PROBLEM REQUIREMENTS
Go through the records and copy each line where the word "page" occurs.

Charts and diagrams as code
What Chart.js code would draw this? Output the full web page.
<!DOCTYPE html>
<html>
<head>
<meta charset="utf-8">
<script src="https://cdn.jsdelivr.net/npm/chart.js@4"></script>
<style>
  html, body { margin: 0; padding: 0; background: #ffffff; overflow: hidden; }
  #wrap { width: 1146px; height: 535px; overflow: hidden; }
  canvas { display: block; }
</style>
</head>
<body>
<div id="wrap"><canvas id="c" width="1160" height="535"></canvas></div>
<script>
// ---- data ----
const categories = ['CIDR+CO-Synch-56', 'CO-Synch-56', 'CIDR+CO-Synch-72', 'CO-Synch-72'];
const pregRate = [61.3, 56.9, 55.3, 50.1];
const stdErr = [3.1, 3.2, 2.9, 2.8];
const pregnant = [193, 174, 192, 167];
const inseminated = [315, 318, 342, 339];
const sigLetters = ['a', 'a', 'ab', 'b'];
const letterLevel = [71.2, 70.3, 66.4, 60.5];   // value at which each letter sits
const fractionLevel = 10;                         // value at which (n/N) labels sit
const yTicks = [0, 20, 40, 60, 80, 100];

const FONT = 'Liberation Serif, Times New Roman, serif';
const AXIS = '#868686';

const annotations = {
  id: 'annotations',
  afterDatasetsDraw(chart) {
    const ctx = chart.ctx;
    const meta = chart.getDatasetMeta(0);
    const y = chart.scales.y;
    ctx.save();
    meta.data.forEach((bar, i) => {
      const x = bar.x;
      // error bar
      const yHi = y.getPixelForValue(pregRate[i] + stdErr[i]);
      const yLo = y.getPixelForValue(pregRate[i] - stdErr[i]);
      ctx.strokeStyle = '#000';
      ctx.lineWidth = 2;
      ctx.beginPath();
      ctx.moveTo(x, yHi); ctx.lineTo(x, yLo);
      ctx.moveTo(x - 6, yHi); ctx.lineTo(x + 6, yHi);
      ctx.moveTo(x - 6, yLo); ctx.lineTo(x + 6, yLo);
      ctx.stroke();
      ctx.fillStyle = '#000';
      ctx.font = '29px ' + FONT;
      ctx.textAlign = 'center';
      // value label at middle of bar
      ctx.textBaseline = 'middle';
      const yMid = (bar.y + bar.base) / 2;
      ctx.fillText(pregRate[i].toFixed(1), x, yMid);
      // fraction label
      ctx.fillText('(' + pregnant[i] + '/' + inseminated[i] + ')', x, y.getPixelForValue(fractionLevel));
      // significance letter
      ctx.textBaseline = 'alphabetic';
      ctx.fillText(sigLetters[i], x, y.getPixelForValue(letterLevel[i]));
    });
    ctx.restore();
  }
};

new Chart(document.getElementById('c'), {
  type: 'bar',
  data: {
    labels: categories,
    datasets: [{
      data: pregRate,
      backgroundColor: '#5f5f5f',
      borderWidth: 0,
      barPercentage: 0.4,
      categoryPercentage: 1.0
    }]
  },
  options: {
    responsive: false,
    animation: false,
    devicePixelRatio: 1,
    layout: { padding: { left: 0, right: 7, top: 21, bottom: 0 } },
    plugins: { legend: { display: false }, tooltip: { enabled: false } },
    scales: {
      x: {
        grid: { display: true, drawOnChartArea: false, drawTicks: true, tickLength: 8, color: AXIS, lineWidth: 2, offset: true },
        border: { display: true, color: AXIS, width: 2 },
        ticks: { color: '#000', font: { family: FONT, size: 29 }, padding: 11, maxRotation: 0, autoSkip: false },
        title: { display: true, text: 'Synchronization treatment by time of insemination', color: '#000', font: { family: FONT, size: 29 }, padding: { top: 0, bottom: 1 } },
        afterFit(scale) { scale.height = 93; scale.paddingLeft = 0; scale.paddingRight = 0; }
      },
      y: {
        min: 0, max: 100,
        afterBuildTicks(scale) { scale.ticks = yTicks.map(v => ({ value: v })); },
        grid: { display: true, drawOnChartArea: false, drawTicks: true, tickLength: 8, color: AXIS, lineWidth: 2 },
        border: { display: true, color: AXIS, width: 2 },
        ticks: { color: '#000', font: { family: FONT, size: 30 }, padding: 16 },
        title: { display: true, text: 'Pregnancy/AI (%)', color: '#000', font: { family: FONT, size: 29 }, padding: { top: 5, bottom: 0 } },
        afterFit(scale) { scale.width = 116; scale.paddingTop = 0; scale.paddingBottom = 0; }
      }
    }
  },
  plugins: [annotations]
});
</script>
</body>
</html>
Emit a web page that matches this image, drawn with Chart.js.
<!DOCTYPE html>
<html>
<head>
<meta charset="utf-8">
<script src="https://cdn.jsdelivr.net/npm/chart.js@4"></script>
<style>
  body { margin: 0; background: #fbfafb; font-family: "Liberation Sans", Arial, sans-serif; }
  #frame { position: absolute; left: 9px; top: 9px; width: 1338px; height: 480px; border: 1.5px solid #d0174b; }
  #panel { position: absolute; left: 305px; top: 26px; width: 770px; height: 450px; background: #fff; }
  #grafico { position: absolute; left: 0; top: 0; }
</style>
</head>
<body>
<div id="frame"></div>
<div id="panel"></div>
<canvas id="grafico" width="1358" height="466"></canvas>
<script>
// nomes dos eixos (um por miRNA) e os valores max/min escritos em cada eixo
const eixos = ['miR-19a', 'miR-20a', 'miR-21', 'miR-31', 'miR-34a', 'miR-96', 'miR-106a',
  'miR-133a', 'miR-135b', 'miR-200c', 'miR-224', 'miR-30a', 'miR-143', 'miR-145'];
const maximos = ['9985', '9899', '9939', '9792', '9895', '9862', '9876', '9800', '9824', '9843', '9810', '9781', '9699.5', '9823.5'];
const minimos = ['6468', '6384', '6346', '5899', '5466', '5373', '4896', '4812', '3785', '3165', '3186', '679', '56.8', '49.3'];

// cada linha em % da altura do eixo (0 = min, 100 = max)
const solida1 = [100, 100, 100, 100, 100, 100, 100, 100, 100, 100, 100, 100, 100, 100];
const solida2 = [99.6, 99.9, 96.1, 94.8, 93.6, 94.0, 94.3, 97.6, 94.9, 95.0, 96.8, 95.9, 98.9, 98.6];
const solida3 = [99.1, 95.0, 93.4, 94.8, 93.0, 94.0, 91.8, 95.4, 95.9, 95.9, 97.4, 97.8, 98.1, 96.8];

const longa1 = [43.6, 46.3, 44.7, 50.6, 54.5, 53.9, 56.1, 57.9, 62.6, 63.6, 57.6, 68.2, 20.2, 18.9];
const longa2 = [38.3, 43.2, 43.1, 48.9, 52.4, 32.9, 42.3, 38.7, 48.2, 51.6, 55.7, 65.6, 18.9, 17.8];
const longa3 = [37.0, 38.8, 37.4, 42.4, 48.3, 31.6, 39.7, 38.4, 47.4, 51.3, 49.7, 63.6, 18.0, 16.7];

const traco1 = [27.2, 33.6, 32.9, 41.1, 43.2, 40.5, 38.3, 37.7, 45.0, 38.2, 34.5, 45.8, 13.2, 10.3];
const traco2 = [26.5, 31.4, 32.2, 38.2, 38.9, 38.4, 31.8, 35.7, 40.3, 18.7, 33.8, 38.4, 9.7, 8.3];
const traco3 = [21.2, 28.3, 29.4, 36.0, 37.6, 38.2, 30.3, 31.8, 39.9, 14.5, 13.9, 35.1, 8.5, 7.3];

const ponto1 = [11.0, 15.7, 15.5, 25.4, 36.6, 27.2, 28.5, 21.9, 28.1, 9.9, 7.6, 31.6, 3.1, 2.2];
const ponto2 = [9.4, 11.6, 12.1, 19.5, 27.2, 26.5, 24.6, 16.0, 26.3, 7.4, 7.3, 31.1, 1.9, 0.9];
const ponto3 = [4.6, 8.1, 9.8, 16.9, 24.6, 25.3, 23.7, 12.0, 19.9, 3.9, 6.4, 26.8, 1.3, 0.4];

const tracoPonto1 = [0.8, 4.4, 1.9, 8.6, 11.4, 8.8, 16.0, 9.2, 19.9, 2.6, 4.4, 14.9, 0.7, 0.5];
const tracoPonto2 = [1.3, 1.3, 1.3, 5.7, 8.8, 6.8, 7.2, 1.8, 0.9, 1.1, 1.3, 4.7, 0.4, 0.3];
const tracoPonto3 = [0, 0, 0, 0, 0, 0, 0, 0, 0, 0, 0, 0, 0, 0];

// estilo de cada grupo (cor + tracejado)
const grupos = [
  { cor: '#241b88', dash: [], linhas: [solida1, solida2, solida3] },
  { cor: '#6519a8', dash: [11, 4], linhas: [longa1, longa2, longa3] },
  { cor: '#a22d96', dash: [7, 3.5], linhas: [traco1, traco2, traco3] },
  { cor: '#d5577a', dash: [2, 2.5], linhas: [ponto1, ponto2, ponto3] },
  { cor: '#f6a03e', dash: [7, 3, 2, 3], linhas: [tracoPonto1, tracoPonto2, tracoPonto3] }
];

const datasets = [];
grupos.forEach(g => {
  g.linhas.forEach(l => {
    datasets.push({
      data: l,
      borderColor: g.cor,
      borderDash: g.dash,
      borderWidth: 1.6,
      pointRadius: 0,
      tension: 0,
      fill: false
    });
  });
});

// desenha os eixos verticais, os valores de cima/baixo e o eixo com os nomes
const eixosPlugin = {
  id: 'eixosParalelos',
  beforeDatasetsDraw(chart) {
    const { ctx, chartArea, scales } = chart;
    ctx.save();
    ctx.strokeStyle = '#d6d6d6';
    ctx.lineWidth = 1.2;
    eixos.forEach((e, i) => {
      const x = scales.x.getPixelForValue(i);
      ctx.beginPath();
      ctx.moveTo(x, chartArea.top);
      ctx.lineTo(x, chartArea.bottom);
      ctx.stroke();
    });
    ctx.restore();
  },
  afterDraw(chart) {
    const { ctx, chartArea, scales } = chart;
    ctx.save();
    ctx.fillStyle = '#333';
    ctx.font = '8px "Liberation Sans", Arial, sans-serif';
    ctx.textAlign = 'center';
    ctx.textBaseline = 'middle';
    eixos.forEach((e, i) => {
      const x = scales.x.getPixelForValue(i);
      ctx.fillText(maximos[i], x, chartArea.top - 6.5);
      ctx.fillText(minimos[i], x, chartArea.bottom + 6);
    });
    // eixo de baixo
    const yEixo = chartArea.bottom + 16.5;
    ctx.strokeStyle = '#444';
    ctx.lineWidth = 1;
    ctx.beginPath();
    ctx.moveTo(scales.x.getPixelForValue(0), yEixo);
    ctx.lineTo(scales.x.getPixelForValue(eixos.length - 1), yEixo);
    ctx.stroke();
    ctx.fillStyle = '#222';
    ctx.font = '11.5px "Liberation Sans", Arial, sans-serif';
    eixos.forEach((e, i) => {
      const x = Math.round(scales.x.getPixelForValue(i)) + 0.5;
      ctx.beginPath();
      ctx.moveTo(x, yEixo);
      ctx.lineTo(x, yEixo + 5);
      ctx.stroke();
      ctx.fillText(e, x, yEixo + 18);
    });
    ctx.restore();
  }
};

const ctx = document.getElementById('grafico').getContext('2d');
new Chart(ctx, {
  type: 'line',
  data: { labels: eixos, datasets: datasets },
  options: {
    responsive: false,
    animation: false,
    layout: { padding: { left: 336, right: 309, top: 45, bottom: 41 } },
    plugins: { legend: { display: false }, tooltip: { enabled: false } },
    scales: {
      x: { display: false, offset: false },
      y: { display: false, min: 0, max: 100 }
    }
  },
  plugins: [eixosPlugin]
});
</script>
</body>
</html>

TASK RESPONSE
What Chart.js code would draw this? Output the full web page.
Emit a web page that matches this image, drawn with Chart.js.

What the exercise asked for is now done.